I have used glass coffee jars (lg refill type size) for pasta etc for many years in my pantry. We now have a mice problem in living room ceiling/bedroom floor dh has heard them but no signs yet in house. Not sure how to investigate without ending up with loads of corpses between ceiling and floor...

meltedmarsbars · 12/01/2010 12:30

You don't need the council and their poison:

a) get a cat

or

b) set mousetraps baited with raisins/chocolate/peanut butter.

Poison bait is an anti-coagulant and a painful death by internal bleeding.
Traps are quick and clean.

Blocking holes will not work: a mouse can get thorugh a gap the width of a biro.

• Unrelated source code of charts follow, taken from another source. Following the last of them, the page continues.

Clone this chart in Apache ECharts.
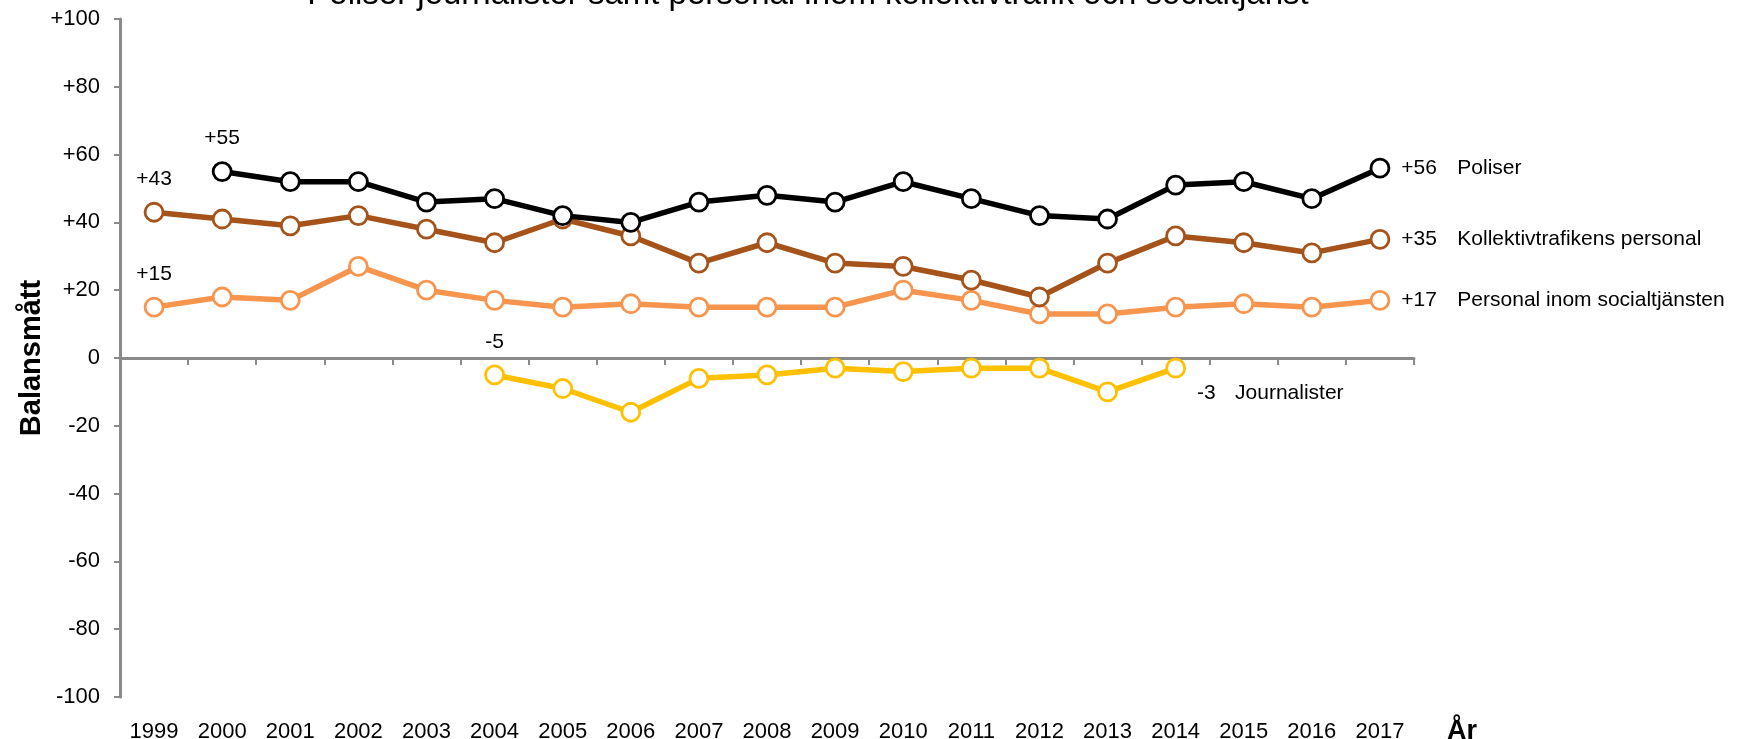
<!DOCTYPE html>
<html>
<head>
<meta charset="utf-8">
<script src="https://cdn.jsdelivr.net/npm/echarts@6/dist/echarts.min.js"></script>
<style>
html,body{margin:0;padding:0;background:#fff;}
#c{width:1748px;height:739px;}
</style>
</head>
<body>
<div id="c"></div>
<script>
const titleText = 'Poliser journalister samt personal inom kollektivtrafik och socialtjänst';
const years = ['1999','2000','2001','2002','2003','2004','2005','2006','2007','2008','2009','2010','2011','2012','2013','2014','2015','2016','2017'];
const poliser = [null,55,52,52,46,47,42,40,46,48,46,52,47,42,41,51,52,47,56];
const kollektiv = [43,41,39,42,38,34,41,36,28,34,28,27,23,18,28,36,34,31,35];
const social = [15,18,17,27,20,17,15,16,15,15,15,20,17,13,13,15,16,15,17];
const journalister = [null,null,null,null,null,-5,-9,-16,-6,-5,-3,-4,-3,-3,-10,-3,null,null,null];
const seriesNames = ['Poliser','Kollektivtrafikens personal','Personal inom socialtjänsten','Journalister'];
const yTicks = {min:-100, max:100, step:20};

const FONT = '"Liberation Sans", Arial, sans-serif';
const LFS = 21;
function fmt(v){ return v > 0 ? '+' + v : String(v); }

function build(values, name, valWidth, endOffset){
  let first = values.findIndex(v => v !== null);
  let last = values.length - 1; while (values[last] === null) last--;
  return values.map((v, i) => {
    if (v === null) return null;
    if (i === first) return {value: v, label: {show: true, position: 'top', distance: 12, formatter: fmt(v), fontSize: LFS, color: '#000', fontFamily: FONT}};
    if (i === last) return {value: v, label: {show: true, position: 'right', distance: 11, offset: endOffset,
      formatter: '{v|' + fmt(v) + '}{n|' + name + '}',
      rich: {v: {width: valWidth, fontSize: LFS, color: '#000', fontFamily: FONT}, n: {fontSize: LFS, color: '#000', fontFamily: FONT}}}};
    return v;
  });
}

const colors = ['#000000','#A5531A','#F7944E','#FFC000'];
const datas = [poliser, kollektiv, social, journalister];
const valWidths = [56,56,56,38];
const offsets = [[0,0],[0,0],[0,0],[0,25]];

const series = datas.map((d, k) => ({
  name: seriesNames[k], type: 'line', xAxisIndex: 0, yAxisIndex: 0,
  data: build(d, seriesNames[k], valWidths[k], offsets[k]),
  symbol: 'circle', symbolSize: 18, showAllSymbol: true,
  lineStyle: {color: colors[k], width: 5.5},
  itemStyle: {color: '#fff', borderColor: colors[k], borderWidth: 2.8},
  emphasis: {disabled: true}, animation: false, z: 10 - k
}));

const chart = echarts.init(document.getElementById('c'));
chart.setOption({
  animation: false,
  backgroundColor: '#fff',
  title: {text: titleText, left: 803, textAlign: 'center', top: -27,
    textStyle: {fontFamily: FONT, fontSize: 33, fontWeight: 'normal', color: '#000'}},
  grid: {left: 120, right: 334, top: 19, bottom: 42, containLabel: false, outerBoundsMode: 'none'},
  xAxis: [
    {type: 'category', data: years, position: 'bottom', boundaryGap: true, offset: 35,
     axisLine: {show: false, onZero: false}, axisTick: {show: false},
     axisLabel: {margin: 0, verticalAlign: 'middle', fontFamily: FONT, fontSize: 22, color: '#000'},
     name: 'År', nameLocation: 'end', nameGap: 33, nameMoveOverlap: false,
     nameTextStyle: {fontFamily: FONT, fontSize: 27, fontWeight: 'bold', color: '#000', verticalAlign: 'middle', align: 'left'}},
    {type: 'category', data: years, position: 'bottom', boundaryGap: true,
     axisLine: {show: true, onZero: true, lineStyle: {color: '#8a8a8a', width: 3}},
     axisTick: {show: true, length: 7, lineStyle: {color: '#8a8a8a', width: 2}},
     axisLabel: {show: false}}
  ],
  yAxis: {type: 'value', min: yTicks.min, max: yTicks.max, interval: yTicks.step,
    axisLine: {show: true, lineStyle: {color: '#8a8a8a', width: 3}},
    axisTick: {show: true, length: 6, lineStyle: {color: '#8a8a8a', width: 2}},
    splitLine: {show: false},
    axisLabel: {formatter: fmt, fontFamily: FONT, fontSize: 22, color: '#000', margin: 20},
    name: 'Balansmått', nameLocation: 'middle', nameGap: 74, nameRotate: 90, nameMoveOverlap: false,
    nameTextStyle: {fontFamily: FONT, fontSize: 29, fontWeight: 'bold', color: '#000'}},
  series: series
});
</script>
</body>
</html>
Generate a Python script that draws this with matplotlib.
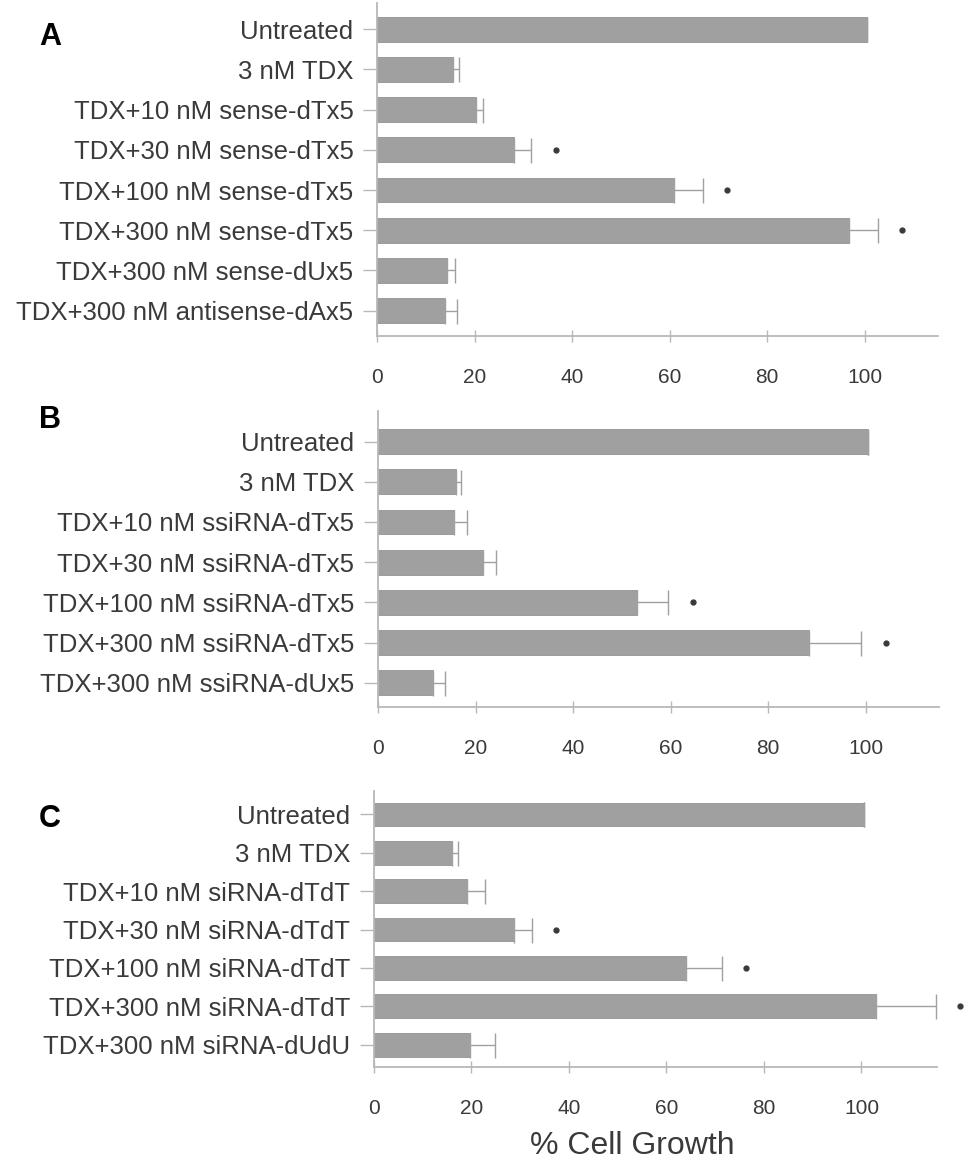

etchasketch · 12/01/2010 12:34

This reply has been deleted

Message withdrawn at poster's request.

mimi16 · 12/01/2010 12:37

We have had mice before and usually the cat takes of them,I'm not a great cat lover but he is worth his weight in gold!!
The peanut butter trick is the best and if you put cling-film over and then make small holes in it,you have that extra second or two for the trap to work.
Fiddly,but I can't use poison because of children and animals and much better than being woken at silly o'clock by that creepy scracthing!!

mimi16 · 12/01/2010 14:10

Those plug-in deterents are good but the waves (sonic?? ultrasound??)only work in straight lines and will be blocked by furniture etc

PotPourri · 12/01/2010 14:16

Grim indeed. We have had an infestation this year (live in the country). We stopped counting at 55 corpses.

Beware of the poison - make sure your DC are not going into that cupboard and check regularly to see that there are no dead mice anywhere in the house - when hoovering or whatever

Keep your food in plastic boxes - Ikea or supermarkets. If possible not accessible from the floor, and the sonic (expensive) mouse deterrants work ok. The best thing is the old fashioned wooden traps, using peanut butter. Cheap enough to chuck away when you catch one. Buy a big bag of rubber gloves. Sweep up every day

And solution we have not done yet is get a cat - but DONT use poison if you do get a cat as it will hurt the cat if they catch a poisoned mouse or eat the poison.